The new research suggests that the rocky centres of super-Earths are unlikely to evolve into terrestrial rocky planets like the inner planets of our Solar System because they appear to hold on to their large atmospheres. Rather than evolving to a planet composed mainly of rock with a thin atmosphere, the small rocky core remains engulfed by its large hydrogen-rich envelope.

Dr Lammer and his team studied the impact of radiation on the upper atmospheres of planets around three stars, Kepler-11, Gliese 1214 and 55 Cancri. The super-Earths orbiting these stars are more massive and larger than Earth, and orbit close to their respective stars.

The hydrogen, or hydrogen-rich atmospheres, were probably captured from the disc of dust and gas orbiting the stars from which they themselves had burst into life.

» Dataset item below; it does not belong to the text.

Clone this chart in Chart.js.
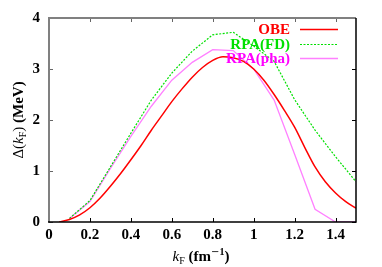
<!DOCTYPE html>
<html>
<head>
<meta charset="utf-8">
<script src="https://cdn.jsdelivr.net/npm/chart.js@4.4.0/dist/chart.umd.min.js"></script>
<style>
html,body{margin:0;padding:0;background:#fff;}
#wrap{width:382px;height:267px;position:relative;}
</style>
</head>
<body>
<div id="wrap"><canvas id="c" width="382" height="267"></canvas></div>
<script>
// ---- data ----
const obeK   = [0.05,0.1,0.15,0.2,0.25,0.3,0.35,0.4,0.45,0.5,0.55,0.6,0.65,0.7,0.75,0.8,0.85,0.9,0.95,1.0,1.05,1.1,1.15,1.2,1.25,1.3,1.35,1.4,1.45,1.5];
const obeVal = [0.0,0.05,0.14,0.28,0.47,0.70,0.95,1.22,1.50,1.80,2.08,2.36,2.61,2.84,3.03,3.17,3.24,3.22,3.15,3.00,2.78,2.50,2.19,1.86,1.46,1.08,0.79,0.57,0.40,0.27];
const fdK    = [0.1,0.2,0.3,0.4,0.5,0.6,0.7,0.8,0.9,1.0,1.1,1.2,1.3,1.4,1.5];
const fdVal  = [0.07,0.42,1.08,1.74,2.39,2.92,3.35,3.67,3.72,3.45,3.15,2.40,1.80,1.28,0.79];
const phaK   = [0.1,0.2,0.3,0.4,0.5,0.6,0.7,0.8,0.9,1.0,1.1,1.2,1.3,1.4,1.5];
const phaVal = [0.07,0.40,1.05,1.68,2.27,2.78,3.13,3.38,3.36,3.00,2.39,1.33,0.25,0.0,0.0];
const xTicks = [0,0.2,0.4,0.6,0.8,1,1.2,1.4];
const yTicks = [0,1,2,3,4];
const seriesNames = ['OBE','RPA(FD)','RPA(pha)'];

const pts = (xs, ys) => xs.map((x,i)=>({x:x,y:ys[i]}));
const SERIF = '"Liberation Serif","DejaVu Serif",serif';

const framePlugin = {
  id:'frame',
  afterDatasetsDraw(chart){
    const {ctx, chartArea:a, scales:{x,y}} = chart;
    ctx.save();
    ctx.lineWidth = 1;
    const tl = 4;
    xTicks.forEach(v=>{
      const px = Math.round(x.getPixelForValue(v))+0.5;
      ctx.strokeStyle='#000';
      ctx.beginPath(); ctx.moveTo(px,a.bottom); ctx.lineTo(px,a.bottom-tl); ctx.stroke();
      ctx.strokeStyle='#666';
      ctx.beginPath(); ctx.moveTo(px,a.top); ctx.lineTo(px,a.top+tl); ctx.stroke();
    });
    yTicks.forEach(v=>{
      const py = Math.round(y.getPixelForValue(v))+0.5;
      ctx.strokeStyle='#666';
      ctx.beginPath(); ctx.moveTo(a.left,py); ctx.lineTo(a.left+tl,py); ctx.stroke();
      ctx.strokeStyle='#000';
      ctx.beginPath(); ctx.moveTo(a.right,py); ctx.lineTo(a.right-tl,py); ctx.stroke();
    });
    // frame
    ctx.lineWidth = 2; ctx.strokeStyle = '#808080';
    ctx.beginPath(); ctx.moveTo(a.left, a.bottom); ctx.lineTo(a.left, a.top); ctx.lineTo(a.right, a.top); ctx.stroke();
    ctx.lineWidth = 1.5; ctx.strokeStyle = '#000';
    ctx.beginPath(); ctx.moveTo(a.right, a.top); ctx.lineTo(a.right, a.bottom); ctx.lineTo(a.left-1, a.bottom); ctx.stroke();

    // legend
    const ds = chart.data.datasets;
    const rows = [29, 44, 58];
    ctx.font = 'bold 15px ' + SERIF;
    ctx.textAlign = 'right'; ctx.textBaseline = 'middle';
    ds.forEach((d,i)=>{
      ctx.fillStyle = d.legendTextColor;
      ctx.fillText(d.label, 290, rows[i]+1);
      ctx.strokeStyle = d.borderColor; ctx.lineWidth = d.borderWidth;
      ctx.setLineDash(d.borderDash || []);
      ctx.beginPath(); ctx.moveTo(300, rows[i]+0.5); ctx.lineTo(338, rows[i]+0.5); ctx.stroke();
      ctx.setLineDash([]);
    });

    // axis titles
    ctx.fillStyle = '#000';
    ctx.textAlign = 'left'; ctx.textBaseline = 'alphabetic';
    const xs = [
      {t:'k', f:'italic 15px '+SERIF, dy:0},
      {t:'F', f:'10px '+SERIF, dy:3},
      {t:' (fm', f:'bold 15px '+SERIF, dy:0},
      {t:'\u2212', f:'10px "DejaVu Sans",sans-serif', dy:-6},
      {t:'1', f:'bold 10px '+SERIF, dy:-6},
      {t:')', f:'bold 15px '+SERIF, dy:0}
    ];
    let w = 0; xs.forEach(s=>{ctx.font=s.f; s.w=ctx.measureText(s.t).width; w+=s.w;});
    let cx = 201 - w/2;
    xs.forEach(s=>{ctx.font=s.f; ctx.fillText(s.t, cx, 261+s.dy); cx+=s.w;});
    const ys = [
      {t:'\u0394(', f:'15px '+SERIF, dy:0},
      {t:'k', f:'italic 15px '+SERIF, dy:0},
      {t:'F', f:'10px '+SERIF, dy:3},
      {t:')', f:'15px '+SERIF, dy:0},
      {t:' (MeV)', f:'bold 15px '+SERIF, dy:0}
    ];
    w = 0; ys.forEach(s=>{ctx.font=s.f; s.w=ctx.measureText(s.t).width; w+=s.w;});
    ctx.translate(23, 120); ctx.rotate(-Math.PI/2);
    cx = -w/2;
    ys.forEach(s=>{ctx.font=s.f; ctx.fillText(s.t, cx, s.dy); cx+=s.w;});
    ctx.restore();
  }
};

new Chart(document.getElementById('c'), {
  type:'line',
  data:{
    datasets:[
      {label:seriesNames[0], data:pts(obeK,obeVal), borderColor:'#ff0000', legendTextColor:'#ff0000', borderWidth:1.5, pointRadius:0, cubicInterpolationMode:'monotone', fill:false},
      {label:seriesNames[1], data:pts(fdK,fdVal), borderColor:'#00e000', legendTextColor:'#00e000', borderWidth:1.2, borderDash:[2,1.5], pointRadius:0, tension:0, fill:false},
      {label:seriesNames[2], data:pts(phaK,phaVal), borderColor:'#ff80ff', legendTextColor:'#ff00ff', borderWidth:1.3, pointRadius:0, tension:0, fill:false}
    ]
  },
  options:{
    responsive:false, animation:false, devicePixelRatio:1,
    layout:{padding:{left:0,right:26,top:18,bottom:0}},
    plugins:{legend:{display:false}, tooltip:{enabled:false}},
    scales:{
      x:{type:'linear', min:0, max:1.5,
        grid:{display:false, drawTicks:false}, border:{display:false},
        afterBuildTicks:s=>{s.ticks = xTicks.map(v=>({value:v}));},
        afterFit:s=>{s.height = 45;},
        ticks:{color:'#000', padding:4, maxRotation:0, autoSkip:false,
          font:{family:SERIF, size:15, weight:'bold'},
          callback:v=>String(Math.round(v*10)/10)}
      },
      y:{type:'linear', min:0, max:4,
        grid:{display:false, drawTicks:false}, border:{display:false},
        afterBuildTicks:s=>{s.ticks = yTicks.map(v=>({value:v}));},
        afterFit:s=>{s.width = 49;},
        ticks:{color:'#000', padding:9,
          font:{family:SERIF, size:15, weight:'bold'}}
      }
    }
  },
  plugins:[framePlugin]
});
</script>
</body>
</html>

The research suggests that the parent stars heat up the hydrogen gas envelopes so they expand several times the radius of the inner rocky core. Although a proportion of the hot gas escapes to space, most of the large gas surround is retained during the life of the planet. 

Cross section of a mini-Neptune

A diagram comparing the Earth to a cross-section of a super-Earth. The super-Earth has a relatively small rocky core, an atmosphere of methane, water and hydrogen and an extended hydrogen envelope. Credit: H. Lammer

Dr Lammer said: “Our results indicate that, although material in the atmosphere of these planets escapes at a high rate, unlike lower mass Earth-like planets many of these super-Earths may not get rid of their nebula-captured hydrogen-rich atmospheres”.

The study concludes that super-Earths, because they hang on to their large atmospheres, more closely resemble the structure of a planet like Neptune rather than a terrestrial planet like Mercury, Venus, Earth or Mars.

If the scientists' results are proven correct then super-Earths - or 'mini-Neptunes' - which orbit their parent star in the habitable zone (where the temperature is low enough for liquid water to exist on the surface), would hold on to their atmospheres even more effectively. If that were the case, such planets would be less likely to be habitable.

The scientists who conducted the study will be hoping that the European Space Agency's CHEOPS (CHaracterising ExOPlanets Satellite) mission, set to launch in 2017, will gather further data to help with their exoplanet study.

CHEOPS will target nearby bright stars which are already known to have planets. Meanwhile NASA's Kepler space telescope continues to monitor over 150,000 stars to look for dips of light that could be caused by planets passing in front of them. Last year NASA extended the Kepler mission until at least 2016.

The research is published in the Monthly Notices journal of the Royal Astronomical Society.